By the second week of May 1917 Woodrow Wilson and both houses of Congress were furiously negotiating and ironing out the details on an Army Selective Service Bill that would institute a draft. It may surprise some to realize that almost a month and a half after the U.S. declaration of war Theodore Roosevelt’s plans for creating his own force were part of that process. In early May the Senate approved a Draft Bill, with an amendment that would have allowed the Rough Rider to create a volunteer force of up to four divisions. Roosevelt had powerful champions and detractors. Old friend and mentor Senator Henry Cabot Lodge was a reliable ally. Senator Warren G. Harding of  Ohio also backed Roosevelt’s wish to fight overseas. Lodge’s son-in-law, Congressman Augustus Peabody Gardner of Massachusetts, too was on board. Field Marshal Joseph Joffre, who was in the United States on a diplomatic and goodwill tour, also supported Roosevelt and his plan. Back in France, Clemenceau too wanted Roosevelt to join the fight. This is not surprising; the French were desperate and wanted as many boots on the ground as America could provide.

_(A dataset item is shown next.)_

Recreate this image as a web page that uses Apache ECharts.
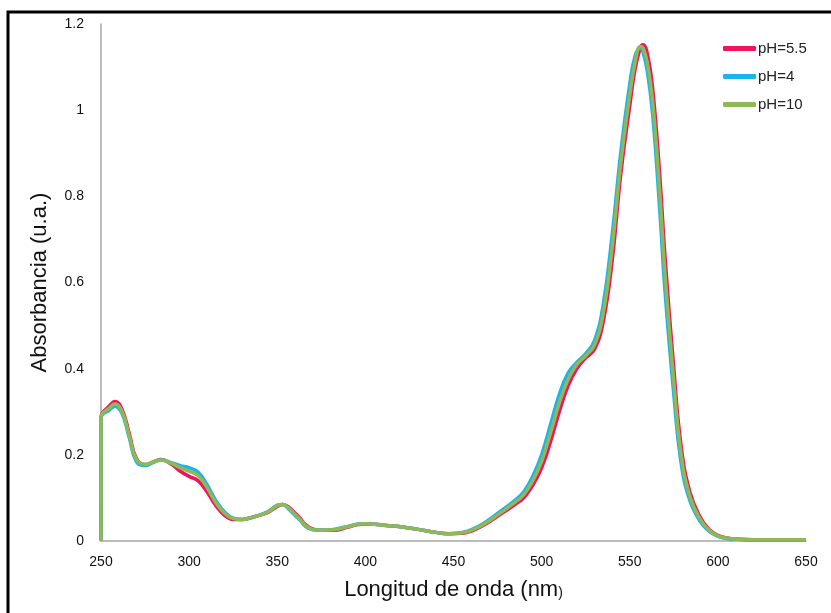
<!DOCTYPE html>
<html>
<head>
<meta charset="utf-8">
<script src="https://cdn.jsdelivr.net/npm/echarts@6/dist/echarts.min.js"></script>
<style>
  html, body { margin: 0; padding: 0; background: #fff; }
  #chart { width: 831px; height: 613px; }
</style>
</head>
<body>
<div id="chart"></div>
<script>
// wavelength (nm)
var wavelengths = [250, 250, 255, 258, 262, 266, 270, 275, 280, 284,
  290, 295, 300, 305, 310, 315, 320, 325, 330, 335,
  340, 345, 350, 353, 356, 360, 363, 366, 370, 375,
  382, 390, 398, 405, 412, 420, 430, 440, 447, 455,
  465, 476, 485, 490, 495, 500, 505, 510, 515, 520,
  525, 530, 535, 540, 545, 550, 553, 556, 557.5, 560,
  563, 567, 570, 575, 579, 584, 590, 595, 600, 605,
  612, 620, 635, 650];

var seriesNames = ['pH=5.5', 'pH=4', 'pH=10'];

var absPH55 = [0, 0.285, 0.315, 0.324, 0.305, 0.25, 0.192, 0.177, 0.184, 0.189,
  0.178, 0.162, 0.15, 0.14, 0.115, 0.083, 0.06, 0.05, 0.05, 0.054,
  0.06, 0.067, 0.08, 0.085, 0.08, 0.065, 0.053, 0.038, 0.028, 0.025,
  0.025, 0.032, 0.039, 0.039, 0.036, 0.033, 0.027, 0.02, 0.017, 0.018,
  0.032, 0.06, 0.085, 0.101, 0.13, 0.17, 0.23, 0.30, 0.36, 0.40,
  0.425, 0.445, 0.51, 0.65, 0.855, 1.01, 1.095, 1.145, 1.152, 1.13,
  1.05, 0.85, 0.66, 0.4, 0.225, 0.115, 0.055, 0.027, 0.013, 0.007,
  0.004, 0.003, 0.003, 0.003];

var absPH4 = [0, 0.285, 0.305, 0.313, 0.295, 0.24, 0.185, 0.175, 0.183, 0.188,
  0.182, 0.175, 0.17, 0.16, 0.132, 0.095, 0.068, 0.053, 0.05, 0.054,
  0.06, 0.069, 0.083, 0.085, 0.076, 0.06, 0.048, 0.034, 0.026, 0.025,
  0.027, 0.034, 0.04, 0.039, 0.036, 0.033, 0.027, 0.02, 0.017, 0.02,
  0.036, 0.067, 0.095, 0.115, 0.15, 0.2, 0.27, 0.34, 0.39, 0.415,
  0.435, 0.465, 0.55, 0.71, 0.905, 1.06, 1.125, 1.145, 1.135, 1.09,
  0.99, 0.77, 0.58, 0.34, 0.185, 0.095, 0.045, 0.023, 0.011, 0.006,
  0.004, 0.003, 0.003, 0.003];

var absPH10 = [0, 0.285, 0.31, 0.318, 0.30, 0.245, 0.19, 0.178, 0.184, 0.188,
  0.18, 0.17, 0.162, 0.152, 0.125, 0.09, 0.065, 0.052, 0.05, 0.054,
  0.06, 0.068, 0.082, 0.085, 0.078, 0.062, 0.05, 0.036, 0.027, 0.025,
  0.026, 0.033, 0.04, 0.039, 0.036, 0.033, 0.027, 0.02, 0.017, 0.019,
  0.034, 0.063, 0.09, 0.108, 0.14, 0.185, 0.25, 0.32, 0.375, 0.41,
  0.43, 0.455, 0.53, 0.68, 0.88, 1.035, 1.11, 1.148, 1.145, 1.11,
  1.02, 0.81, 0.62, 0.37, 0.205, 0.105, 0.05, 0.025, 0.012, 0.007,
  0.004, 0.003, 0.003, 0.003];

var colors = ['#f0145e', '#1cb4ea', '#8fb857'];
var FONT = '"Liberation Sans", Arial, sans-serif';

function pairs(vals){
  return wavelengths.map(function(w, i){ return [w, vals[i]]; });
}

function lineSeries(name, vals, color, z){
  return {
    name: name,
    type: 'line',
    data: pairs(vals),
    smooth: 0.45,
    showSymbol: false,
    z: z,
    lineStyle: { width: 3.5, color: color, join: 'round' },
    itemStyle: { color: color },
    emphasis: { disabled: true }
  };
}

var chart = echarts.init(document.getElementById('chart'), null, { renderer: 'canvas' });
chart.setOption({
  animation: false,
  color: colors,
  grid: { left: 101, right: 25, top: 24, bottom: 72, containLabel: false },
  graphic: [{
    type: 'rect',
    shape: { x: 8, y: 12, width: 900, height: 700 },
    style: { fill: 'none', stroke: '#000', lineWidth: 3 },
    silent: true
  }],
  legend: {
    orient: 'vertical',
    left: 718,
    top: 36,
    itemGap: 13,
    itemWidth: 33,
    itemHeight: 5,
    icon: 'roundRect',
    data: seriesNames,
    textStyle: { fontFamily: FONT, fontSize: 15, color: '#222', padding: [0, 0, 0, -3] }
  },
  xAxis: {
    type: 'value',
    min: 250, max: 650, interval: 50,
    name: 'Longitud de onda (nm{s|)}',
    nameLocation: 'middle',
    nameGap: 38,
    nameTextStyle: {
      fontFamily: FONT, fontSize: 22, color: '#111',
      rich: { s: { fontFamily: FONT, fontSize: 14, color: '#111', verticalAlign: 'bottom', padding: [0, 0, 1, 0] } }
    },
    axisLine: { show: true, lineStyle: { color: '#a6a6a6', width: 1.5 } },
    axisTick: { show: false },
    splitLine: { show: false },
    axisLabel: { fontFamily: FONT, fontSize: 14, color: '#111', margin: 14 }
  },
  yAxis: {
    type: 'value',
    min: 0, max: 1.2, interval: 0.2,
    name: 'Absorbancia (u.a.)',
    nameLocation: 'middle',
    nameGap: 50,
    nameTextStyle: { fontFamily: FONT, fontSize: 22, color: '#111' },
    axisLine: { show: true, lineStyle: { color: '#a6a6a6', width: 1.5 } },
    axisTick: { show: false },
    splitLine: { show: false },
    axisLabel: {
      fontFamily: FONT, fontSize: 14, color: '#111', margin: 17,
      formatter: function(v){ return String(Math.round(v * 10) / 10); }
    }
  },
  series: [
    lineSeries(seriesNames[0], absPH55, colors[0], 2),
    lineSeries(seriesNames[1], absPH4, colors[1], 3),
    lineSeries(seriesNames[2], absPH10, colors[2], 4)
  ]
});
</script>
</body>
</html>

The situation reached a new phase when the House scheduled for May 12 a vote on the Army Bill. Roosevelt telegraphed Harding and Gardner on the 10th that he had not intended his division plan to impede the greater need for conscription. He could not help adding a dig, however, that had his wishes been granted a month ago things would not have come down to this. The situation was so tense because sentiment was so divided. Opponents of Roosevelt’s plan were equally powerful and included Secretary of War Newton D. Baker, most of the senior military leadership, and President Wilson himself. On May 12 the House of Representatives voted 215-178 to approve Roosevelt’s four division plan, sending the Army Bill back to conference where the House and Senate would further debate Roosevelt and the other complicated issues involved in raising the American forces needed to fight in the Great War.